The story is tragic, but the player can accept it and process it. It has ups and downs of contrasting emotions which in the end move towards melancholy but it crosses a much deeper range of emotions than simple sadness. The interaction is minimal but perfectly dosed. There is no inventory or HUD. Paradoxically, for a game where the interaction is very limited, everything revolves around it. An inattentive player might describe What Remains of Edith Finch as a simple walking simulator. That would be criminally reductive because it would not emphasize the solutions adopted to tell its story.
If there’s a pattern in all these stories, I think it’s that none of us has gotten very far.
Specific storytelling methods are always different and reinterpreted into the videogame medium: a comic book, a story in a diary, a series of photographs, a report of a psychiatrist, a poem, a letter of divorce, even a video game itself. A family member for each room, a story for each family member, a different language for each story. All with the same conclusion.
What Remains of Edith Finch?
Throughout the story, the player accompanies Edith on a journey back in time, deeper and deeper into the memory of her family.

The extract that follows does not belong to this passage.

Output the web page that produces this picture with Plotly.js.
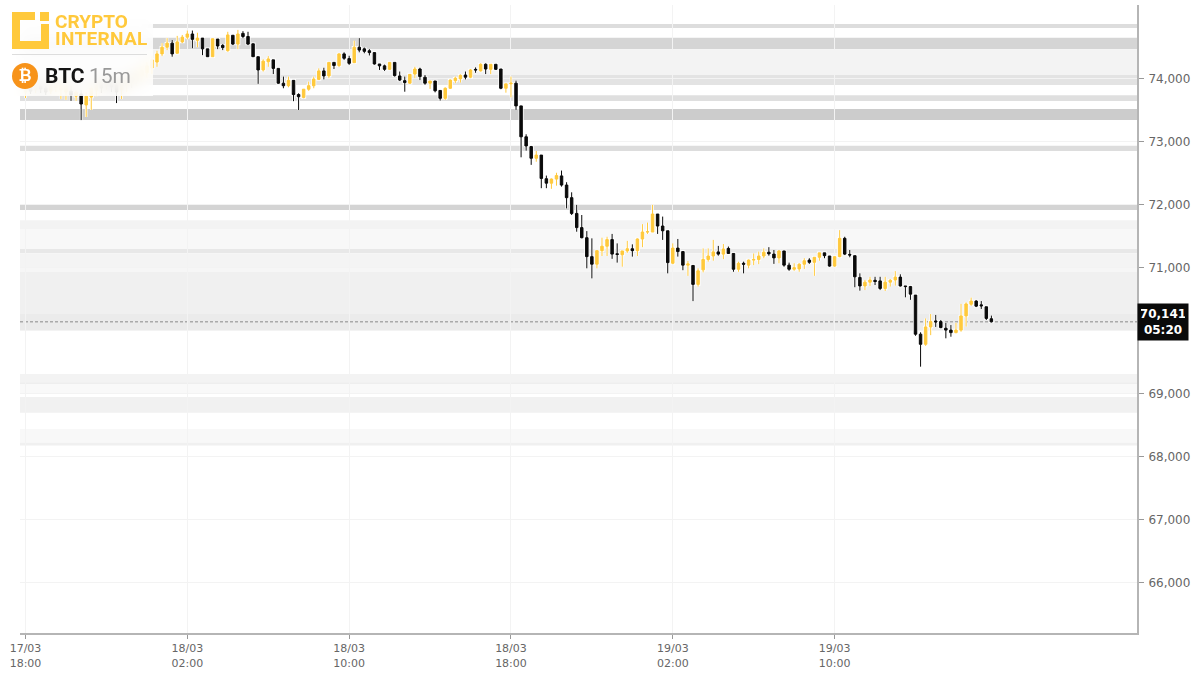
<!DOCTYPE html>
<html>
<head>
<meta charset="utf-8">
<script src="https://cdn.plot.ly/plotly-3.0.1.min.js"></script>
<style>
  html, body { margin: 0; padding: 0; background: #fff; }
  #chart { width: 1200px; height: 677px; }
  #badge {
    position: absolute; left: 0; top: 0; width: 153px; height: 96px;
    background: rgba(255,255,255,0.82);
    -webkit-backdrop-filter: blur(7px); backdrop-filter: blur(7px);
    font-family: Roboto, sans-serif; pointer-events: none;
  }
  #badge svg { position: absolute; left: 12px; top: 12px; }
  #badge .brand { position: absolute; left: 55px; color: #ffc93c; font-weight: 700; font-size: 19px; line-height: 17px; }
  #badge hr { position: absolute; left: 12px; top: 54px; width: 135px; margin: 0; border: 0; border-top: 1px solid #ddd; }
  #badge .coin {
    position: absolute; left: 12px; top: 63px; width: 26px; height: 26px; border-radius: 13px;
    background: #f7931a; color: #fff; text-align: center; line-height: 26px;
    font-family: "DejaVu Sans", sans-serif; font-weight: 700; font-size: 16px;
  }
  #badge .sym { position: absolute; left: 45px; top: 64px; font-size: 21px; line-height: 24px; font-weight: 700; color: #151515; }
  #badge .tf { position: absolute; left: 89px; top: 64px; font-size: 21px; line-height: 24px; color: #999; }
</style>
</head>
<body>
<div id="chart"></div>
<div id="badge">
  <svg width="37" height="37" viewBox="0 0 37 37">
    <path d="M0 0H23V8H8V29H29V12H37V37H0Z" fill="#ffc93c"/>
    <rect x="28" y="0" width="9" height="9" fill="#ffc93c"/>
  </svg>
  <div class="brand" style="top:13px">CRYPTO</div>
  <div class="brand" style="top:30px;letter-spacing:.35px">INTERNAL</div>
  <hr>
  <div class="coin">₿</div>
  <div class="sym">BTC</div>
  <div class="tf">15m</div>
</div>
<script>
// 15m bars, one row = ten bars
var opens = [
  73785,73865,73820,73880,73850,73800,73850,73820,73785,73800,
  73720,73755,73580,73705,73820,73930,73895,73960,73895,73820,
  73895,74025,73975,74040,74090,74165,74260,74390,74495,74560,
  74400,74580,74655,74705,74605,74640,74470,74345,74625,74525,
  74440,74685,74545,74715,74665,74550,74345,74135,74265,74295,
  74160,73925,73885,73970,73745,73700,73830,73885,73985,74120,
  74040,74255,74205,74390,74315,74250,74495,74470,74440,74410,
  74230,74200,74145,74255,74040,73965,73925,74070,74150,74020,
  73925,73960,73810,73685,73845,73965,73995,74055,74020,74145,
  74120,74225,74145,74225,74150,73845,73915,73925,73565,73075,
  72920,72735,72785,72410,72340,72405,72455,72310,72110,71860,
  71635,71475,71175,71055,71270,71340,71445,71220,71205,71265,
  71300,71270,71455,71565,71565,71850,71660,71585,71070,71310,
  71255,71040,71035,70735,70965,71130,71185,71250,71215,71305,
  71225,70975,71070,71040,71120,71130,71185,71245,71215,71155,
  71265,71040,70975,70980,71055,71120,71085,71165,71235,71185,
  71025,71175,71465,71210,71190,70845,70710,70770,70800,70790,
  70670,70770,70805,70850,70710,70700,70565,69945,69785,70060,
  70155,70145,70040,70010,69970,70010,70235,70420,70470,70410,
  70380,70190
];
var highs = [
  73880,73895,73930,73910,73880,73910,73945,73930,73910,73880,
  73820,73820,73785,73895,73945,73975,74010,74010,73945,73975,
  74040,74070,74135,74200,74260,74355,74440,74560,74640,74610,
  74675,74690,74760,74760,74725,74640,74470,74630,74625,74545,
  74740,74685,74770,74750,74740,74550,74345,74305,74355,74295,
  74160,74030,74030,73970,73765,73830,73950,74030,74160,74170,
  74255,74255,74400,74415,74360,74600,74640,74490,74465,74410,
  74230,74220,74260,74255,74110,74030,74070,74185,74170,74055,
  73960,73960,73810,73860,73985,74030,74065,74110,74150,74175,
  74240,74240,74225,74225,74150,73915,74030,73965,73565,73115,
  72930,72850,72785,72460,72415,72505,72540,72355,72195,71995,
  71835,71580,71465,71270,71475,71490,71535,71385,71265,71425,
  71370,71465,71690,71715,71995,71850,71810,71585,71385,71455,
  71255,71105,71035,70990,71305,71305,71440,71345,71375,71335,
  71225,71095,71095,71130,71225,71255,71305,71325,71280,71280,
  71265,71080,71070,71070,71150,71150,71165,71235,71235,71185,
  71175,71595,71490,71280,71190,70910,70805,70855,70855,70855,
  70855,70820,70945,70895,70710,70710,70565,69975,70195,70265,
  70250,70170,70125,70090,70125,70425,70450,70525,70485,70470,
  70380,70240
];
var lows = [
  73690,73755,73770,73770,73740,73755,73785,73675,73660,73645,
  73645,73340,73390,73500,73720,73770,73820,73785,73610,73675,
  73785,73850,73880,73945,74010,74070,74185,74355,74450,74345,
  74390,74560,74620,74480,74495,74370,74345,74345,74465,74450,
  74425,74530,74465,74640,74530,74345,73915,74110,74185,74070,
  73915,73845,73860,73640,73500,73685,73805,73845,73975,73985,
  74005,74150,74180,74295,74215,74250,74415,74400,74365,74220,
  74135,74120,74135,74030,73960,73790,73915,74005,73975,73900,
  73835,73780,73650,73660,73835,73925,73935,73985,74005,74090,
  74110,74070,74070,74135,73830,73775,73700,73500,72750,72855,
  72630,72680,72260,72260,72250,72300,72285,71940,71835,71570,
  71465,70990,70830,70990,71185,71185,71140,71080,71015,71235,
  71175,71185,71325,71535,71565,71535,71440,70910,71055,71175,
  70960,70870,70470,70700,70925,71095,71110,71190,71135,71225,
  70935,70935,70910,70990,71040,71055,71150,71190,71060,71070,
  71015,70950,70950,70935,70980,71060,70870,71110,71150,71015,
  71015,71165,71200,71165,70690,70635,70645,70710,70725,70645,
  70630,70700,70715,70700,70530,70490,69920,69430,69760,69930,
  70060,70040,69880,69905,69960,69985,70065,70395,70375,70345,
  70170,70130
];
var closes = [
  73850,73800,73895,73835,73785,73880,73910,73895,73880,73740,
  73785,73595,73720,73850,73910,73850,73975,73865,73785,73930,
  73990,73945,74090,74135,74200,74295,74390,74495,74560,74390,
  74580,74655,74705,74620,74640,74470,74345,74630,74515,74490,
  74690,74545,74705,74665,74545,74345,74135,74275,74310,74160,
  73925,73885,73970,73745,73710,73830,73885,73990,74120,74040,
  74255,74205,74390,74320,74240,74495,74450,74430,74410,74230,
  74200,74145,74255,74045,73975,73935,74065,74150,74030,73925,
  73960,73805,73685,73845,73975,74005,74050,74020,74135,74135,
  74225,74150,74225,74145,73845,73915,73925,73565,73075,72930,
  72735,72785,72415,72340,72405,72460,72310,72110,71860,71635,
  71475,71175,71055,71270,71340,71445,71215,71210,71265,71300,
  71270,71455,71565,71570,71850,71660,71585,71080,71310,71255,
  71040,71060,70735,70950,71130,71185,71250,71215,71295,71225,
  70975,71070,71055,71120,71130,71185,71245,71220,71155,71265,
  71040,70975,71000,71055,71110,71085,71165,71235,71190,71025,
  71175,71465,71215,71200,70855,70710,70770,70805,70780,70670,
  70770,70800,70850,70710,70700,70580,69945,69785,70060,70145,
  70140,70050,70010,69970,70010,70235,70425,70470,70390,70395,
  70195,70141
];

// support / resistance zones, price from-to
var zoneLow  = [74801,74463,74056,73897,73643,73342,72850,71914,71613,71296,71228,71000,70931,70265,70011,69182,69155,69012,68700,68224,68182];
var zoneHigh = [74864,74647,74452,74056,73734,73516,72934,71994,71751,71613,71296,71228,71000,70931,70265,69313,69182,69155,68949,68441,68224];
var zoneFill = ['#dddddd','#d5d5d5','#f3f3f3','#e3e3e3','#dfdfdf','#cccccc','#dddddd','#d4d4d4','#f3f3f3','#f8f8f8','#e8e8e8','#f4f4f4','#f6f6f6','#f0f0f0','#ebebeb','#f3f3f3','#eeeeee','#f9f9f9','#f1f1f1','#f8f8f8','#f0f0f0'];

var priceTicks = [66000,67000,68000,69000,70000,71000,72000,73000,74000];
// 70,000 sits under the last price box
var priceLabels = ['66,000','67,000','68,000','69,000','','71,000','72,000','73,000','74,000'];
var timeTicks = [0,32,64,96,128,160];
var timeLabels = ['17/03<br>18:00','18/03<br>02:00','18/03<br>10:00','18/03<br>18:00','19/03<br>02:00','19/03<br>10:00'];
var lastPrice = 70141;
var countdown = '05:20';

var barIndex = opens.map(function(o, i){ return i; });
var YELLOW = '#ffc93c', BLACK = '#0a0a0a';

function candles(upLine, upFill, downLine, downFill, width){
    return {
        type: 'candlestick',
        x: barIndex, open: opens, high: highs, low: lows, close: closes,
        increasing: {line: {color: upLine, width: width}, fillcolor: upFill},
        decreasing: {line: {color: downLine, width: width}, fillcolor: downFill},
        whiskerwidth: 0,
        hoverinfo: 'skip',
        showlegend: false
    };
}

var zones = zoneLow.map(function(low, i){
    return {
        type: 'rect', layer: 'below', xref: 'paper', yref: 'y',
        x0: 0, x1: 1, y0: low, y1: zoneHigh[i],
        fillcolor: zoneFill[i], line: {width: 0}
    };
});
zones.push({
    type: 'line', layer: 'below', xref: 'paper', yref: 'y',
    x0: 0, x1: 1, y0: lastPrice, y1: lastPrice,
    line: {color: '#8a8a8a', width: 1, dash: '3px,2px'}
});

var layout = {
    width: 1200, height: 677,
    margin: {l: 20, r: 63, t: 5, b: 44, pad: 0},
    paper_bgcolor: '#fff', plot_bgcolor: '#fff',
    showlegend: false,
    boxmode: 'overlay',
    font: {family: '"DejaVu Sans", sans-serif', color: '#666'},
    xaxis: {
        type: 'linear',
        range: [-1.09, 219.8],
        rangeslider: {visible: false},
        tickmode: 'array', tickvals: timeTicks, ticktext: timeLabels,
        tickfont: {size: 11, color: '#666'},
        ticks: 'outside', ticklen: 4, tickcolor: '#999', tickwidth: 1,
        showline: true, linecolor: '#b5b5b5', linewidth: 2,
        showgrid: true, gridcolor: '#f3f3f3', gridwidth: 1, zeroline: false
    },
    yaxis: {
        side: 'right',
        range: [65207, 75165],
        tickmode: 'array', tickvals: priceTicks, ticktext: priceLabels,
        tickfont: {size: 12, color: '#666'},
        ticklabelstandoff: 2,
        ticks: 'outside', ticklen: 5, tickcolor: '#999', tickwidth: 1,
        showline: true, linecolor: '#b5b5b5', linewidth: 2,
        showgrid: true, gridcolor: '#f3f3f3', gridwidth: 1, zeroline: false
    },
    shapes: zones,
    annotations: [{
        xref: 'paper', yref: 'y', x: 1, y: lastPrice,
        xanchor: 'left', yanchor: 'middle', showarrow: false,
        align: 'center',
        text: '<b>' + lastPrice.toLocaleString('en-US') + '<br>' + countdown + '</b>',
        font: {family: '"DejaVu Sans", sans-serif', size: 12, color: '#fff'},
        bgcolor: '#0a0a0a', borderpad: 3, width: 44
    }]
};

Plotly.newPlot('chart', [
    candles('#fff', '#fff', '#fff', '#fff', 2.5),
    candles(YELLOW, YELLOW, BLACK, BLACK, 1)
], layout, {displayModeBar: false, staticPlot: true});
</script>
</body>
</html>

What Remains of Edith Finch is a nostalgic story that speaks from the present to the past.
The player doesn’t feel oppressed even though the game is enclosed by the four walls of the house. The title detaches itself from an intimate theme and raises itself to a broad view on life, time, and death. What Remains of Edith Finch teaches players that, as incomprehensible as it may seem, their fate is sealed from birth. The most important thing is thus to appreciate their time in the best possible way.
After all, we’re all tenants of that strange house in the woods, overlooking the sea. We’re all Finches. But if death can’t be avoided, life can be lived.
If we lived forever, maybe we’d have time to understand things. But as it is, I think the best we can do is trying to open our eyes, and appreciate how strange and brief all of this is.